Artist reimagines movie posters to highlight sexism in Hollywood

The gender roles that have been prescribed to us by society have formed an integral part of our identities for far too long. And the entertainment industry can undoubtedly be viewed as a smokescreen from which we can see our everyday woes play out.

In 2017, a study was published showing just how underrepresented women are in Hollywood. The research, which was conducted by USC Annenberg's Media, Diversity and Social Change Initiative, reported that 80 percent of female directors made only one movie each between 2007 and 2016. And of course - the results were as discouraging for women of colour - whose total came in at 83.3 percent.

But while we in our post-Weinstein-Spacey-Ratner-whoever-is-next world wait for dramatic change to occur, one artist is committed to highlighting the inherent sexism within the film industry, and in particular, in movie posters. Artist Saint Hoax redesigned three movie posters, which prize female sexuality above everything else, while providing worrying statistics about female inclusion, or the lack thereof.
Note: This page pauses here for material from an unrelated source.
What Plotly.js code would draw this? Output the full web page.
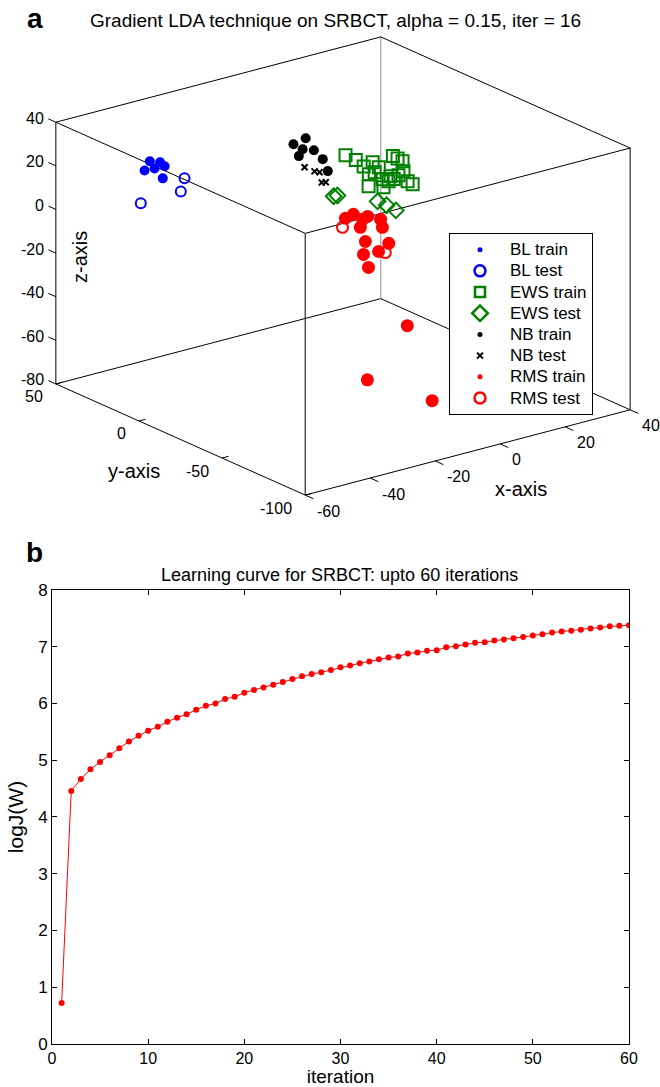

The movie posters - featuring three box office hits - The Graduate, Dirty Grandpa and Death proof all feature the catchphrase "my eyes are up here", as well as facts about the realities of working in Hollywood as a woman.

1. The Graduate 

"98 per cent of films were cinematographed by men. Stop cutting women out of the picture"

alt Credit: Saint Hoax

2. Death Proof

"92 per cent of films were directed by men. Stop cutting women out of the picture" 

alt Credit: Saint Hoax

3. Dirty Grandpa

"76 per cent of films were produced by men. Stop cutting women out of the picture"

alt Credit: Saint Hoax

Speaking about the impetus behind the project, Saint Hoax elaborated:

"Despite the success of female-led movies in 2017 like Wonder Women and Beauty and the Beast, the number of female protagonists dropped since last year. The number of women working behind-the-scenes also dropped.

As a reaction to these staggering numbers, I designed a series of satirical posters that highlight these studies by pairing them with a selection of sexist movie posters."

Saint Hoax is perhaps best known for his Instagram account, which boasts over 180,000 followers. Often featuring Disney characters, Saint Hoax toys with the mass media company's notions of masculinity. Hercules is featured as a drag queen, and Prince Eric of The Little Mermaid fame is seen transitioning between genders.

"There is something quite powerful about mixing classic children’s illustrations with reality,” the artist explained. "Taking those characters out of their Utopian setting and placing them in a contemporary context often creates shocking visuals."

In regards to Disney's female characters, Saint Hoax mocks traditional conceptions of "femininity" - depicting various princesses with hairy legs, period stains and some even smoking marijuana. The artist's most widely shared work, however, was a series featuring certain princesses and princes as survivors of domestic abuse.

While the sexism in Hollywood remains blatant, artists such as Saint Hoax are evidently doing their bit to ensure that this disparity is, at the very least, recognised by the masses.